Provided data:
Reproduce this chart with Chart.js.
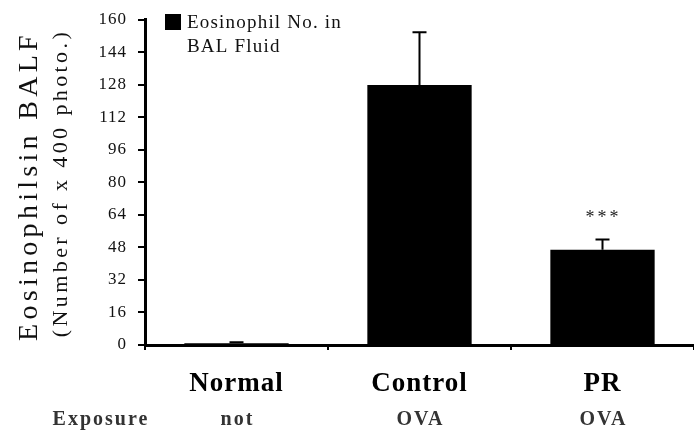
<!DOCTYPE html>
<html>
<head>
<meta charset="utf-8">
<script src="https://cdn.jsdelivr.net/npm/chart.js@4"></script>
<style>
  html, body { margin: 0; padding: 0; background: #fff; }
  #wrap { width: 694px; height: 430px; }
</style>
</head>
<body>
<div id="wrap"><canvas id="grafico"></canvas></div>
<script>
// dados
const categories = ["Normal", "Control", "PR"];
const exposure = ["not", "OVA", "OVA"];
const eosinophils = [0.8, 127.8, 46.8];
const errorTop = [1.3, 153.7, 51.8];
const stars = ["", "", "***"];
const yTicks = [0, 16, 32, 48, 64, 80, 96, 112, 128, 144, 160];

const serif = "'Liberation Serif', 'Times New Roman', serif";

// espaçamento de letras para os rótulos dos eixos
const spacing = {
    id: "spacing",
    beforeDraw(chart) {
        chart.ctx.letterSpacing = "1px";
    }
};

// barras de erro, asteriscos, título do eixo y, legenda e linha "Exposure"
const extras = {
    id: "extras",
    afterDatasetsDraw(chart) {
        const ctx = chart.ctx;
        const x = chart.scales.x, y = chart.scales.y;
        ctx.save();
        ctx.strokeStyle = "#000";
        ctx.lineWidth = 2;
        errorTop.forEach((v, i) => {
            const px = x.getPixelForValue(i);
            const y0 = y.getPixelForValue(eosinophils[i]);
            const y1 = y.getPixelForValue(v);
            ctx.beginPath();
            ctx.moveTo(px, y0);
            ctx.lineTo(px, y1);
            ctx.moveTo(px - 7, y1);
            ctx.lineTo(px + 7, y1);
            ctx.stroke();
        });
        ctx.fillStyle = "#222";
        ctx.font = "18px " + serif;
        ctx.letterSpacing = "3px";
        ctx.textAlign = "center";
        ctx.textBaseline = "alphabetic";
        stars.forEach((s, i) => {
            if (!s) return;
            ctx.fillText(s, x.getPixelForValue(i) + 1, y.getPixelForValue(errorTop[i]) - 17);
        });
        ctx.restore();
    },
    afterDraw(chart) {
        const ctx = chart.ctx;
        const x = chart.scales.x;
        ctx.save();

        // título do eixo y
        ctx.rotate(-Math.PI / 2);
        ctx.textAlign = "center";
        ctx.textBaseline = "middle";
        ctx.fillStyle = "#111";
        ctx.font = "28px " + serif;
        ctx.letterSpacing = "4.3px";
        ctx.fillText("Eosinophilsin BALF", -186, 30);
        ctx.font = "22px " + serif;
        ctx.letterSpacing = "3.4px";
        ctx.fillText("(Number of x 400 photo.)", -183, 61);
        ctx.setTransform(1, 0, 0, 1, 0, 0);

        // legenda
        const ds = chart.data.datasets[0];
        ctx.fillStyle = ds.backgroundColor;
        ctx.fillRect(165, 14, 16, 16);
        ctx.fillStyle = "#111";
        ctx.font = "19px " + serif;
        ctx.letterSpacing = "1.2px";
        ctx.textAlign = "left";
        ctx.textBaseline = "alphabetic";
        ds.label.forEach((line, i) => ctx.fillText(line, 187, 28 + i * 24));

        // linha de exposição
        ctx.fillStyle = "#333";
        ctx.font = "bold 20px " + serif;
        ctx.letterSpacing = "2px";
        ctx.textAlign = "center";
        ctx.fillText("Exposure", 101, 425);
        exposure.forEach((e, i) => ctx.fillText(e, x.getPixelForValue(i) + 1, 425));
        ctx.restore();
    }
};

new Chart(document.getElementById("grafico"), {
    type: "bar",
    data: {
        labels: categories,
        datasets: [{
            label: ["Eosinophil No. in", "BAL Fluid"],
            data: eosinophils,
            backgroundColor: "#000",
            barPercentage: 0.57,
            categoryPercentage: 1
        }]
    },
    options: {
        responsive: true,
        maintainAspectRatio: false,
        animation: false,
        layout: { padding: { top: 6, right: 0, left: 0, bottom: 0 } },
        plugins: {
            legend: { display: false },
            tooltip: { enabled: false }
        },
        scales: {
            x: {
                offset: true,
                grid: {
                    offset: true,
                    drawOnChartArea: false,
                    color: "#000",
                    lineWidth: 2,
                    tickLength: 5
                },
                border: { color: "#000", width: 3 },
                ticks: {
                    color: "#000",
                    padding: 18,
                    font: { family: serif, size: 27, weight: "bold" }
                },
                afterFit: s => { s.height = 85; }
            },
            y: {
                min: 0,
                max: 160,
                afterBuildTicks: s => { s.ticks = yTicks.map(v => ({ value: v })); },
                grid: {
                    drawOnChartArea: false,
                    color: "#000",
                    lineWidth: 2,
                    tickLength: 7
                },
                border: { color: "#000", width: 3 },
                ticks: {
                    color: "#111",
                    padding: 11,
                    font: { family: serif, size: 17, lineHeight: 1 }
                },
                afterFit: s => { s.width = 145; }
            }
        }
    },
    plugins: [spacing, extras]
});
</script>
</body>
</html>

Given instruction:
Write out the listing above again, exactly, but with no pictures in the copy.

Reply:
Reproduce this chart with Chart.js.
<!DOCTYPE html>
<html>
<head>
<meta charset="utf-8">
<script src="https://cdn.jsdelivr.net/npm/chart.js@4"></script>
<style>
  html, body { margin: 0; padding: 0; background: #fff; }
  #wrap { width: 694px; height: 430px; }
</style>
</head>
<body>
<div id="wrap"><canvas id="grafico"></canvas></div>
<script>
// dados
const categories = ["Normal", "Control", "PR"];
const exposure = ["not", "OVA", "OVA"];
const eosinophils = [0.8, 127.8, 46.8];
const errorTop = [1.3, 153.7, 51.8];
const stars = ["", "", "***"];
const yTicks = [0, 16, 32, 48, 64, 80, 96, 112, 128, 144, 160];

const serif = "'Liberation Serif', 'Times New Roman', serif";

// espaçamento de letras para os rótulos dos eixos
const spacing = {
    id: "spacing",
    beforeDraw(chart) {
        chart.ctx.letterSpacing = "1px";
    }
};

// barras de erro, asteriscos, título do eixo y, legenda e linha "Exposure"
const extras = {
    id: "extras",
    afterDatasetsDraw(chart) {
        const ctx = chart.ctx;
        const x = chart.scales.x, y = chart.scales.y;
        ctx.save();
        ctx.strokeStyle = "#000";
        ctx.lineWidth = 2;
        errorTop.forEach((v, i) => {
            const px = x.getPixelForValue(i);
            const y0 = y.getPixelForValue(eosinophils[i]);
            const y1 = y.getPixelForValue(v);
            ctx.beginPath();
            ctx.moveTo(px, y0);
            ctx.lineTo(px, y1);
            ctx.moveTo(px - 7, y1);
            ctx.lineTo(px + 7, y1);
            ctx.stroke();
        });
        ctx.fillStyle = "#222";
        ctx.font = "18px " + serif;
        ctx.letterSpacing = "3px";
        ctx.textAlign = "center";
        ctx.textBaseline = "alphabetic";
        stars.forEach((s, i) => {
            if (!s) return;
            ctx.fillText(s, x.getPixelForValue(i) + 1, y.getPixelForValue(errorTop[i]) - 17);
        });
        ctx.restore();
    },
    afterDraw(chart) {
        const ctx = chart.ctx;
        const x = chart.scales.x;
        ctx.save();

        // título do eixo y
        ctx.rotate(-Math.PI / 2);
        ctx.textAlign = "center";
        ctx.textBaseline = "middle";
        ctx.fillStyle = "#111";
        ctx.font = "28px " + serif;
        ctx.letterSpacing = "4.3px";
        ctx.fillText("Eosinophilsin BALF", -186, 30);
        ctx.font = "22px " + serif;
        ctx.letterSpacing = "3.4px";
        ctx.fillText("(Number of x 400 photo.)", -183, 61);
        ctx.setTransform(1, 0, 0, 1, 0, 0);

        // legenda
        const ds = chart.data.datasets[0];
        ctx.fillStyle = ds.backgroundColor;
        ctx.fillRect(165, 14, 16, 16);
        ctx.fillStyle = "#111";
        ctx.font = "19px " + serif;
        ctx.letterSpacing = "1.2px";
        ctx.textAlign = "left";
        ctx.textBaseline = "alphabetic";
        ds.label.forEach((line, i) => ctx.fillText(line, 187, 28 + i * 24));

        // linha de exposição
        ctx.fillStyle = "#333";
        ctx.font = "bold 20px " + serif;
        ctx.letterSpacing = "2px";
        ctx.textAlign = "center";
        ctx.fillText("Exposure", 101, 425);
        exposure.forEach((e, i) => ctx.fillText(e, x.getPixelForValue(i) + 1, 425));
        ctx.restore();
    }
};

new Chart(document.getElementById("grafico"), {
    type: "bar",
    data: {
        labels: categories,
        datasets: [{
            label: ["Eosinophil No. in", "BAL Fluid"],
            data: eosinophils,
            backgroundColor: "#000",
            barPercentage: 0.57,
            categoryPercentage: 1
        }]
    },
    options: {
        responsive: true,
        maintainAspectRatio: false,
        animation: false,
        layout: { padding: { top: 6, right: 0, left: 0, bottom: 0 } },
        plugins: {
            legend: { display: false },
            tooltip: { enabled: false }
        },
        scales: {
            x: {
                offset: true,
                grid: {
                    offset: true,
                    drawOnChartArea: false,
                    color: "#000",
                    lineWidth: 2,
                    tickLength: 5
                },
                border: { color: "#000", width: 3 },
                ticks: {
                    color: "#000",
                    padding: 18,
                    font: { family: serif, size: 27, weight: "bold" }
                },
                afterFit: s => { s.height = 85; }
            },
            y: {
                min: 0,
                max: 160,
                afterBuildTicks: s => { s.ticks = yTicks.map(v => ({ value: v })); },
                grid: {
                    drawOnChartArea: false,
                    color: "#000",
                    lineWidth: 2,
                    tickLength: 7
                },
                border: { color: "#000", width: 3 },
                ticks: {
                    color: "#111",
                    padding: 11,
                    font: { family: serif, size: 17, lineHeight: 1 }
                },
                afterFit: s => { s.width = 145; }
            }
        }
    },
    plugins: [spacing, extras]
});
</script>
</body>
</html>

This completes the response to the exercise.